Bakfiets
Het voelt als een filmscène waarin ik mezelf van bovenaf zie staan: een moeder die haar wegfietsende zoon lang nakijkt. Hij trapt voorovergebogen. Eerst zwaar en moeilijk, maar als de vaart erin zit, fietst hij soepel en snel de kade af. Flesje water in de hand, de hoek om, op weg naar zijn vriend. Ik zie hem gaan en heel snel zie ik ook het hele leven van deze middelste zoon voorbijtrekken. Flits: baby, peuter, kleuter, jongetje, gymnasiast. Ik zie mezelf staan nadenken over dat veertienjarige leven en dan weer langzaam naar binnen gaan.

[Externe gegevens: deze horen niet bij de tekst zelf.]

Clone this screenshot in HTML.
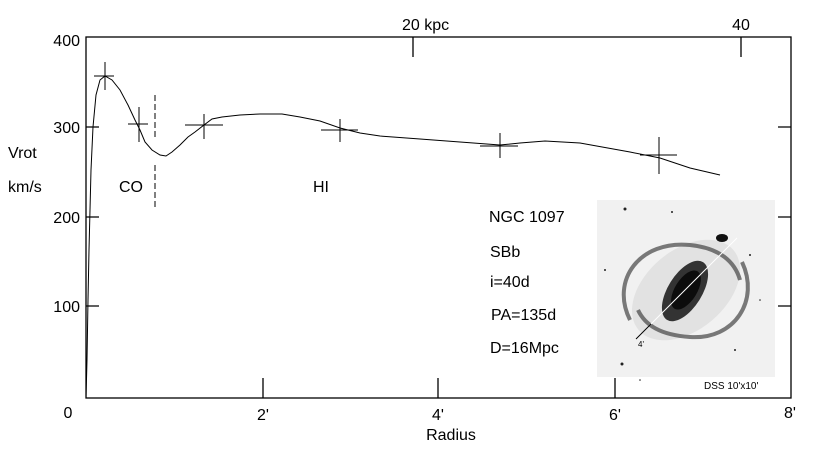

Vroeger zat hij altijd babbelend voorin de bakfiets. Hij praatte en praatte maar. Door de wind in mijn oren en het verkeerslawaai ontging mij driekwart van wat hij zei. Ik zei vaak tegen hem, dat ik niet kon antwoorden omdat ik niet echt alles verstond. Het maakte niet uit, zei hij dan. Hij kletste wel gewoon gezellig verder in de bakfiets.
Praatgraag
Van mijn jongenstrio is hij de meest praatgrage. Met soms de wonderlijkste uitspraken. Vrijdag gaat hij naar school en zegt dat zijn laatste les wordt ingekort, omdat de schoolfotograaf komt voor de jaarlijkse pasfoto’s. Ik ga met mijn hand door zijn haar en zeg: ‘Nou, als ik dat had geweten, had je wel even naar de kapper gekund.’ Zijn antwoord: ‘Mam, je begrijpt het niet. Al die pasfoto’s waarop mijn haar zo netjes zit, dat zijn geen echte foto’s. Zo ben ik niet. De foto van vandaag, met te lang haar dat niet goed zit – dát ben ik.’ En hij fietst weer weg en ik vraag me af met wat voor foto hij binnenkort thuiskomt.
23 miljoen keer
Zijn oudste broer praat het minst van de drie en houdt het qua mondelinge uitwisseling graag zo efficiënt mogelijk. Je moet vooral zo doelgericht mogelijk met hem te communiceren, anders haakt hij af. Dus: meteen ter zake komen en vooral niets herhalen, want dan krijg je te horen dat je dat al 23 miljoen keer hebt gezegd. Hij rent veel en als hij uitrust van al dat hardlopen en verspringen, kijkt hij veelvuldig naar atleten op Youtube. Zijn jongste broer steekt eerder zijn handen uit de mouwen, is het liefst – met zijn schort voor – bezig in de keuken en praat vol overgave over sausjes, voorafjes en andere lekkere dingen die hij wil maken.
Schaakmat
Onze middelste is het meest cerebraal. Deze week zit hij met zijn lange, dunne benen over de leuning van de bank geslagen. Hij denkt na, want hij zit in een online potje schaak tegen een onzichtbare tegenstander en doet een poging deze Pool – of misschien is het dit keer wel een Fransman – zo snel mogelijk schaakmat te zetten. Ik kijk op de klok. Het wordt tijd voor hem om te vertrekken naar zijn training, dus maan ik hem zich te haasten en zijn laatste zet te doen.
Dan voel ik me alsof hij in een klap mijn koningin slaat en mij schaakmat zet. Mijn ogen worden groter bij elk woord dat hij zegt: ‘Ik ben er al. In gedachten loop ik nu de trap al op. Ik zie hoe ik me omkleed. Over twee minuten gebeurt het echt. Ik zie het nu al voor me.’